5 Must Know Facts For Your Next Test

1. When calculating n^r, both n (the number of options) and r (the number of selections) can be any positive integer.
2. If n = 3 and r = 2, there are 3^2 = 9 different permutations possible, which include repeated elements.
3. This formula can also be expressed as n × n × ... (r times), highlighting how choices multiply for each selection.
4. In scenarios where there are restrictions on which elements can repeat, the formula needs adjustment to account for those limits.
5. The concept of n^r is fundamental in combinatorial problems, especially when dealing with sequences or codes where repetitions are common.

Review Questions

• How does the formula n^r apply to real-world scenarios where repetition is allowed?
  • In real-world applications, such as creating passwords or generating license plates, the formula n^r shows how many different combinations can be formed when selecting r characters from a set of n characters. For instance, if you have 10 digits (0-9) and want to create a 4-digit code, using the formula gives you 10^4 or 10,000 possible combinations. This illustrates how allowing repetition drastically increases the number of unique arrangements.
• What implications does using n^r have when analyzing algorithms that depend on permutations with repetition?
  • Using n^r in algorithm analysis highlights the efficiency and time complexity of solutions involving multiple choices with repetitions.
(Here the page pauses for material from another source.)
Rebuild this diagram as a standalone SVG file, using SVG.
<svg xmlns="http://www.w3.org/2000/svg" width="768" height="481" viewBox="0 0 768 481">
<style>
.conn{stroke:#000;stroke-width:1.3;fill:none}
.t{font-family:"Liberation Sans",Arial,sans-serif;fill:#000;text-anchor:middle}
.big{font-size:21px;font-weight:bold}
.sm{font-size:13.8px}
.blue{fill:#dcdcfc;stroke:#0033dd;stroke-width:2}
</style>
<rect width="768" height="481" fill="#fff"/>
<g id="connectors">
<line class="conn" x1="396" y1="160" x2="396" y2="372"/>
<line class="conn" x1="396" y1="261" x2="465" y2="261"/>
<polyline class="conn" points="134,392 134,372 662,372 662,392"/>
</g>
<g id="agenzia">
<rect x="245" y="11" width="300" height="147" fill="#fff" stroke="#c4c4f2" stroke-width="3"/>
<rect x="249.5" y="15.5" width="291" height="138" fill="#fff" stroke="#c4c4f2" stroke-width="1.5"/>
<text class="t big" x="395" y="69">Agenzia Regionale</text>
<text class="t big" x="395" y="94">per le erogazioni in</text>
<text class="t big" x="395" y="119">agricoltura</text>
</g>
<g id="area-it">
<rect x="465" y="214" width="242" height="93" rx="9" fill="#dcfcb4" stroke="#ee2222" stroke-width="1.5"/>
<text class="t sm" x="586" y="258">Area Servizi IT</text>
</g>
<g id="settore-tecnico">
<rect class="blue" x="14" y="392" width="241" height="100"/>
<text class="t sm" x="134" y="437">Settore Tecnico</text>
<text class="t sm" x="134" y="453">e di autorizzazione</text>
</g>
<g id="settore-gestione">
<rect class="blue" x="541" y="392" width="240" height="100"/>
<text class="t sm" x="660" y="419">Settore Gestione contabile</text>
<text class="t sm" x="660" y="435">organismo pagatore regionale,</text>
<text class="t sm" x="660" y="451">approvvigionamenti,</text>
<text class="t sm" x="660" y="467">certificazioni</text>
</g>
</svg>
If an algorithm generates all possible permutations based on this formula, understanding that it scales exponentially with larger values of n and r helps in anticipating performance issues and optimizing resource use. This knowledge is critical for designing algorithms that handle larger datasets effectively without excessive computation times.
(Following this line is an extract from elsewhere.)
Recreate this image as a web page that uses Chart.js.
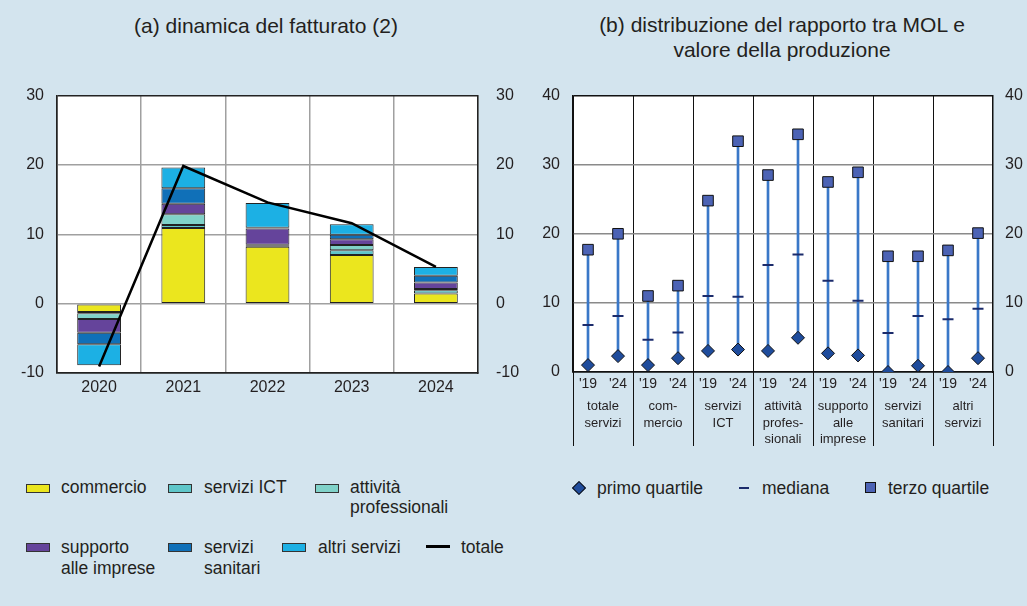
<!DOCTYPE html>
<html>
<head>
<meta charset="utf-8">
<script src="https://cdn.jsdelivr.net/npm/chart.js@4.4.1/dist/chart.umd.min.js"></script>
<style>
body{margin:0;background:#d3e4ee;font-family:"Liberation Sans",Arial,sans-serif;color:#231f20;}
#page{position:relative;width:1027px;height:606px;overflow:hidden;}
.title{position:absolute;text-align:center;font-size:21px;line-height:25px;white-space:nowrap;}
.cv{position:absolute;}
.lt{position:absolute;font-size:17.5px;line-height:20px;white-space:nowrap;}
.box{position:absolute;width:22px;height:7px;border:1px solid #333;}
</style>
</head>
<body>
<div id="page">
  <div class="title" style="left:66px;width:400px;top:13px;">(a) dinamica del fatturato (2)</div>
  <div class="title" style="left:582px;width:400px;top:12px;">(b) distribuzione del rapporto tra MOL e<br>valore della produzione</div>

  <div class="cv" style="left:0;top:68px;width:530px;height:334px;"><canvas id="left"></canvas></div>
  <div class="cv" style="left:520px;top:73px;width:507px;height:388px;"><canvas id="right"></canvas></div>

  <div id="legLeft"></div>
  <div id="legRight"></div>
</div>

<script>
// (a) dinamica del fatturato, contributi per settore
const years = ["2020", "2021", "2022", "2023", "2024"];
const commercio = [-1.2, 10.9, 8.2, 7.0, 1.45];
const serviziICT = [-0.2, 0.45, 0.15, 0.7, 0.5];
const attivitaProf = [-0.8, 1.55, 0.15, 0.75, 0.15];
const supportoImprese = [-2.0, 1.5, 2.35, 0.85, 0.95];
const serviziSanitari = [-1.65, 2.25, 0.1, 0.65, 0.97];
const altriServizi = [-3.05, 3.0, 3.55, 1.5, 1.25];
const totale = [-9.05, 19.85, 14.6, 11.6, 5.3];
const leftTicks = [-10, 0, 10, 20, 30];

// (b) rapporto MOL / valore della produzione
const periodi = ["'19", "'24", "'19", "'24", "'19", "'24", "'19", "'24", "'19", "'24", "'19", "'24", "'19", "'24"];
const settori = [["totale", "servizi"], ["com-", "mercio"], ["servizi", "ICT"], ["attività", "profes-", "sionali"],
                 ["supporto", "alle", "imprese"], ["servizi", "sanitari"], ["altri", "servizi"]];
const primoQuartile = [1.0, 2.3, 1.0, 2.0, 3.05, 3.25, 3.05, 4.95, 2.7, 2.4, 0.0, 0.9, 0.0, 2.0];
const mediana = [6.8, 8.1, 4.65, 5.7, 11.0, 10.9, 15.5, 17.0, 13.2, 10.3, 5.65, 8.1, 7.65, 9.15];
const terzoQuartile = [17.7, 20.0, 11.0, 12.5, 24.8, 33.4, 28.5, 34.4, 27.5, 28.9, 16.75, 16.75, 17.6, 20.1];
const rightTicks = [0, 10, 20, 30, 40];

const colors = {
  commercio: "#ebe61e",
  ict: "#5ec6c9",
  prof: "#80d2c9",
  supporto: "#65449b",
  sanitari: "#1070b8",
  altri: "#1cb0e4"
};
const FONT = "Liberation Sans";
const TXT = "#231f20";

const whiteArea = {
  id: "whiteArea",
  beforeDraw(chart) {
    const a = chart.chartArea, ctx = chart.ctx;
    ctx.save();
    ctx.fillStyle = "#fff";
    ctx.fillRect(a.left, a.top, a.right - a.left, a.bottom - a.top);
    ctx.restore();
  }
};

function fixW(w) { return s => { s.width = w; }; }
function fixH(h) { return s => { s.height = h; }; }

const bar = (label, data, color) => ({
  label, data, backgroundColor: color, borderColor: "#222", borderWidth: 1,
  borderSkipped: false, order: 1, stack: "s"
});

new Chart(document.getElementById("left"), {
  type: "bar",
  data: {
    labels: years,
    datasets: [
      bar("commercio", commercio, colors.commercio),
      bar("servizi ICT", serviziICT, colors.ict),
      bar("attività professionali", attivitaProf, colors.prof),
      bar("supporto alle imprese", supportoImprese, colors.supporto),
      bar("servizi sanitari", serviziSanitari, colors.sanitari),
      bar("altri servizi", altriServizi, colors.altri),
      { type: "line", label: "totale", data: totale, borderColor: "#000", borderWidth: 2.5,
        pointRadius: 0, order: 0, stack: "tot", tension: 0 }
    ]
  },
  options: {
    responsive: true, maintainAspectRatio: false, animation: false,
    devicePixelRatio: 1,
    layout: { padding: { top: 15, left: 0, right: 0, bottom: 0 } },
    plugins: { legend: { display: false }, tooltip: { enabled: false } },
    datasets: { bar: { barPercentage: 0.52, categoryPercentage: 1 } },
    scales: {
      x: {
        stacked: true, offset: true,
        grid: { offset: true, drawTicks: false, color: c => (c.index === 0 || c.index === years.length) ? "#222" : "#a0a0a0", lineWidth: 1.5 },
        border: { display: true, color: "#222", width: 1.5 },
        ticks: { color: TXT, font: { family: FONT, size: 16 }, padding: 5 },
        afterFit: fixH(29)
      },
      y: {
        stacked: true, min: -10, max: 30,
        afterBuildTicks: s => { s.ticks = leftTicks.map(v => ({ value: v })); },
        grid: { drawTicks: false, color: c => (c.tick.value === -10 || c.tick.value === 30) ? "#222" : "#a0a0a0", lineWidth: 1.5 },
        border: { display: true, color: "#222", width: 1.5 },
        ticks: { color: TXT, font: { family: FONT, size: 16 }, padding: 13 },
        afterFit: fixW(57)
      },
      y2: {
        position: "right", min: -10, max: 30,
        afterBuildTicks: s => { s.ticks = leftTicks.map(v => ({ value: v })); },
        grid: { display: false, drawTicks: false },
        border: { display: true, color: "#222", width: 1.5 },
        ticks: { color: TXT, font: { family: FONT, size: 16 }, padding: 18 },
        afterFit: fixW(52)
      }
    }
  },
  plugins: [whiteArea]
});

const groupDividers = {
  id: "groupDividers",
  afterDraw(chart) {
    const x = chart.scales.x, a = chart.chartArea, ctx = chart.ctx;
    ctx.save();
    ctx.strokeStyle = "#111";
    ctx.lineWidth = 1;
    for (let i = 0; i <= periodi.length; i += 2) {
      let px;
      if (i === 0) px = a.left;
      else if (i === periodi.length) px = a.right;
      else px = (x.getPixelForValue(i - 1) + x.getPixelForValue(i)) / 2;
      px = Math.round(px) + 0.5;
      ctx.beginPath();
      ctx.moveTo(px, a.bottom);
      ctx.lineTo(px, a.bottom + 74);
      ctx.stroke();
    }
    ctx.restore();
  }
};

new Chart(document.getElementById("right"), {
  type: "bar",
  data: {
    labels: periodi,
    datasets: [
      { type: "line", label: "primo quartile", data: primoQuartile, showLine: false,
        pointStyle: "rectRot", pointRadius: 6.5, pointBackgroundColor: "#1f4c9c",
        pointBorderColor: "#111", pointBorderWidth: 1, order: 0 },
      { type: "line", label: "mediana", data: mediana, showLine: false,
        pointStyle: "line", pointRadius: 5.5, pointBorderColor: "#1b2b6b",
        pointBorderWidth: 2, order: 0 },
      { type: "line", label: "terzo quartile", data: terzoQuartile, showLine: false,
        pointStyle: "rect", pointRadius: 7.5, pointBackgroundColor: "#4c63b5",
        pointBorderColor: "#111", pointBorderWidth: 1, order: 0 },
      { type: "bar", label: "intervallo", data: primoQuartile.map((v, i) => [v, terzoQuartile[i]]),
        backgroundColor: "#3a78c8", barThickness: 2, order: 2 }
    ]
  },
  options: {
    responsive: true, maintainAspectRatio: false, animation: false,
    devicePixelRatio: 1,
    layout: { padding: { top: 15, left: 0, right: 0, bottom: 0 } },
    plugins: { legend: { display: false }, tooltip: { enabled: false } },
    scales: {
      x: {
        offset: true,
        grid: { offset: true, drawTicks: false, color: c => c.index % 2 === 0 ? "#111" : "rgba(0,0,0,0)", lineWidth: 1 },
        border: { display: true, color: "#111", width: 1.5 },
        ticks: { color: TXT, font: { family: FONT, size: 14 }, padding: 4, maxRotation: 0, autoSkip: false },
        afterFit: fixH(21)
      },
      x2: {
        type: "category", labels: settori, position: "bottom", offset: true,
        grid: { display: false, drawTicks: false },
        border: { display: false },
        ticks: { color: TXT, font: { family: FONT, size: 13, lineHeight: 1.28 }, padding: 5, maxRotation: 0, autoSkip: false },
        afterFit: fixH(68)
      },
      y: {
        min: 0, max: 40,
        afterBuildTicks: s => { s.ticks = rightTicks.map(v => ({ value: v })); },
        grid: { drawTicks: false, color: c => (c.tick.value === 0 || c.tick.value === 40) ? "#111" : "#8a8a8a", lineWidth: 1.5 },
        border: { display: true, color: "#111", width: 1.5 },
        ticks: { color: TXT, font: { family: FONT, size: 16 }, padding: 13 },
        afterFit: fixW(53)
      },
      y2: {
        position: "right", min: 0, max: 40,
        afterBuildTicks: s => { s.ticks = rightTicks.map(v => ({ value: v })); },
        grid: { display: false, drawTicks: false },
        border: { display: true, color: "#111", width: 1.5 },
        ticks: { color: TXT, font: { family: FONT, size: 16 }, padding: 12 },
        afterFit: fixW(34)
      }
    }
  },
  plugins: [whiteArea, groupDividers]
});

// legende (HTML)
const legLeftItems = [
  { box: colors.commercio, bx: 26, by: 484, tx: 61, ty: 477, text: "commercio" },
  { box: colors.ict, bx: 168, by: 484, tx: 204, ty: 477, text: "servizi ICT" },
  { box: colors.prof, bx: 315, by: 484, tx: 350, ty: 477, text: "attività<br>professionali" },
  { box: colors.supporto, bx: 26, by: 543, tx: 61, ty: 537, text: "supporto<br>alle imprese" },
  { box: colors.sanitari, bx: 168, by: 543, tx: 204, ty: 537, text: "servizi<br>sanitari" },
  { box: colors.altri, bx: 282, by: 543, tx: 318, ty: 537, text: "altri servizi" },
  { line: "#000", bx: 426, by: 545, tx: 461, ty: 537, text: "totale" }
];
let html = "";
legLeftItems.forEach(it => {
  if (it.line) {
    html += `<div style="position:absolute;left:${it.bx}px;top:${it.by}px;width:24px;height:2.5px;background:${it.line}"></div>`;
  } else {
    html += `<div class="box" style="left:${it.bx}px;top:${it.by}px;background:${it.box}"></div>`;
  }
  html += `<div class="lt" style="left:${it.tx}px;top:${it.ty}px;${it.text.includes("<br>") && it.by > 500 ? "line-height:21px" : ""}">${it.text}</div>`;
});
document.getElementById("legLeft").innerHTML = html;

document.getElementById("legRight").innerHTML =
  `<div style="position:absolute;left:573.5px;top:483px;width:8px;height:8px;background:#1f4c9c;border:1px solid #111;transform:rotate(45deg)"></div>` +
  `<div class="lt" style="left:597px;top:478px">primo quartile</div>` +
  `<div style="position:absolute;left:739px;top:487px;width:10px;height:2px;background:#1b2b6b"></div>` +
  `<div class="lt" style="left:762px;top:478px">mediana</div>` +
  `<div style="position:absolute;left:865px;top:482px;width:9px;height:9px;background:#4c63b5;border:1px solid #111"></div>` +
  `<div class="lt" style="left:888px;top:478px">terzo quartile</div>`;
</script>
</body>
</html>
• Evaluate a situation where you would need to choose between using n^r and another combinatorial method, considering constraints on repetitions.
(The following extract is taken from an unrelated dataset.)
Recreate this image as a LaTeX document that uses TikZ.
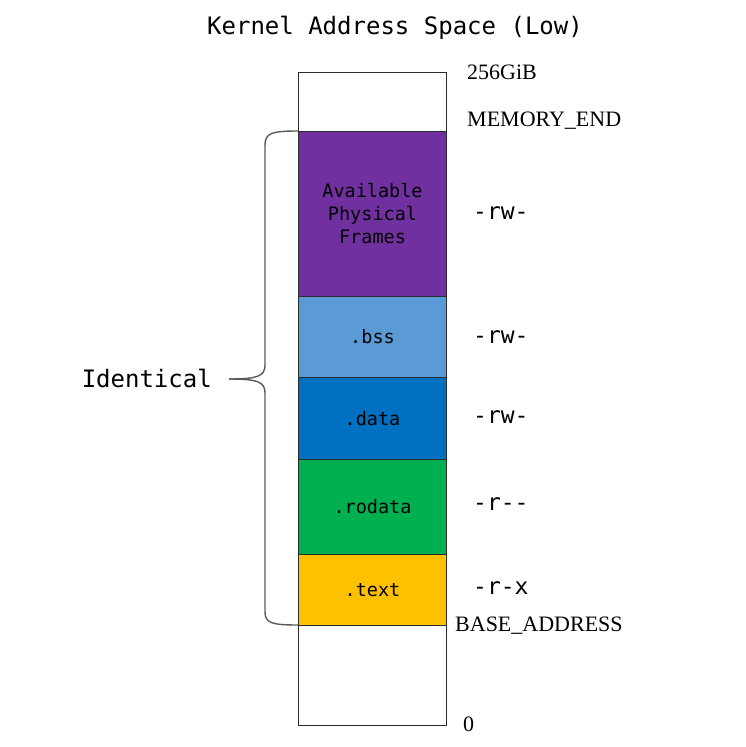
\documentclass[tikz,border=0pt]{standalone}
\usepackage{fontspec}
\setmainfont{Liberation Serif}
\setmonofont{DejaVu Sans Mono}
\definecolor{cpurple}{HTML}{7030A0}
\definecolor{clblue}{HTML}{5B9BD5}
\definecolor{cblue}{HTML}{0070C0}
\definecolor{cgreen}{HTML}{00B050}
\definecolor{cyellow}{HTML}{FFC000}
\definecolor{cedge}{HTML}{2B2B2B}
\definecolor{cbrace}{HTML}{5A5A5A}
\tikzset{
  region/.style={draw=cedge, line width=1bp, anchor=north west, minimum width=148bp,
    inner sep=0pt, align=center, font=\ttfamily\fontsize{18.5bp}{23.5bp}\selectfont},
  perm/.style={anchor=west, inner sep=0pt, font=\ttfamily\fontsize{23bp}{26bp}\selectfont},
  addr/.style={anchor=west, inner sep=0pt, font=\fontsize{22bp}{26bp}\selectfont},
  bigmono/.style={inner sep=0pt, font=\ttfamily\fontsize{24bp}{28bp}\selectfont},
  bracepath/.style={draw=cbrace, line width=1.4bp}
}
\begin{document}
\begin{tikzpicture}[x=1bp,y=-1bp]
\useasboundingbox (0,0) rectangle (746,747);
% title
\node[bigmono] (title) at (395,28) {Kernel Address Space (Low)};
% regions
\node[region, minimum height=59bp] (top) at (298,72) {};
\node[region, minimum height=165bp, fill=cpurple] (frames) at (298,131) {Available\\[-0.5bp]Physical\\[-0.5bp]Frames};
\node[region, minimum height=81bp, fill=clblue] (bss) at (298,296) {.bss};
\node[region, minimum height=82bp, fill=cblue] (data) at (298,377) {.data};
\node[region, minimum height=95bp, fill=cgreen] (rodata) at (298,459) {.rodata};
\node[region, minimum height=71bp, fill=cyellow] (text) at (298,554) {.text};
\node[region, minimum height=100bp] (bottom) at (298,625) {};
% address labels
\node[addr] (a256) at (467,72) {256GiB};
\node[addr] (amem) at (467,121) {MEMORY\_END};
\node[addr] (abase) at (455,626) {BASE\_ADDRESS};
\node[addr] (azero) at (463,724) {0};
% permissions
\node[perm] (p1) at (473,213) {-rw-};
\node[perm] (p2) at (473,337) {-rw-};
\node[perm] (p3) at (473,417) {-rw-};
\node[perm] (p4) at (473,504) {-r--};
\node[perm] (p5) at (473,588) {-r-x};
% brace
\node[bigmono, anchor=east] (ident) at (212,378) {Identical};
\coordinate (btop) at (frames.north west);
\coordinate (bbot) at (bottom.north west);
\coordinate (btip) at (229,379);
\path[bracepath] (btop) .. controls (272,131) and (265,133) .. (265,145) -- (265,365)
  .. controls (265,376) and (258,379) .. (btip);
\path[bracepath] (btip) .. controls (258,379) and (265,382) .. (265,393) -- (265,612)
  .. controls (265,623) and (272,625) .. (bbot);
\end{tikzpicture}
\end{document}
  • Consider an event planning scenario where you need to create seating arrangements for guests at tables. If each guest can sit at any table but you want to ensure no table has more than one specific type of guest (for example, no more than one family member at a table), you would need to analyze the situation differently. In this case, using n^r might oversimplify the problem since it assumes unlimited repetitions. Instead, you would apply combinations or adjust your permutation calculations to reflect these constraints, ensuring each table remains diverse while still optimizing seating arrangements.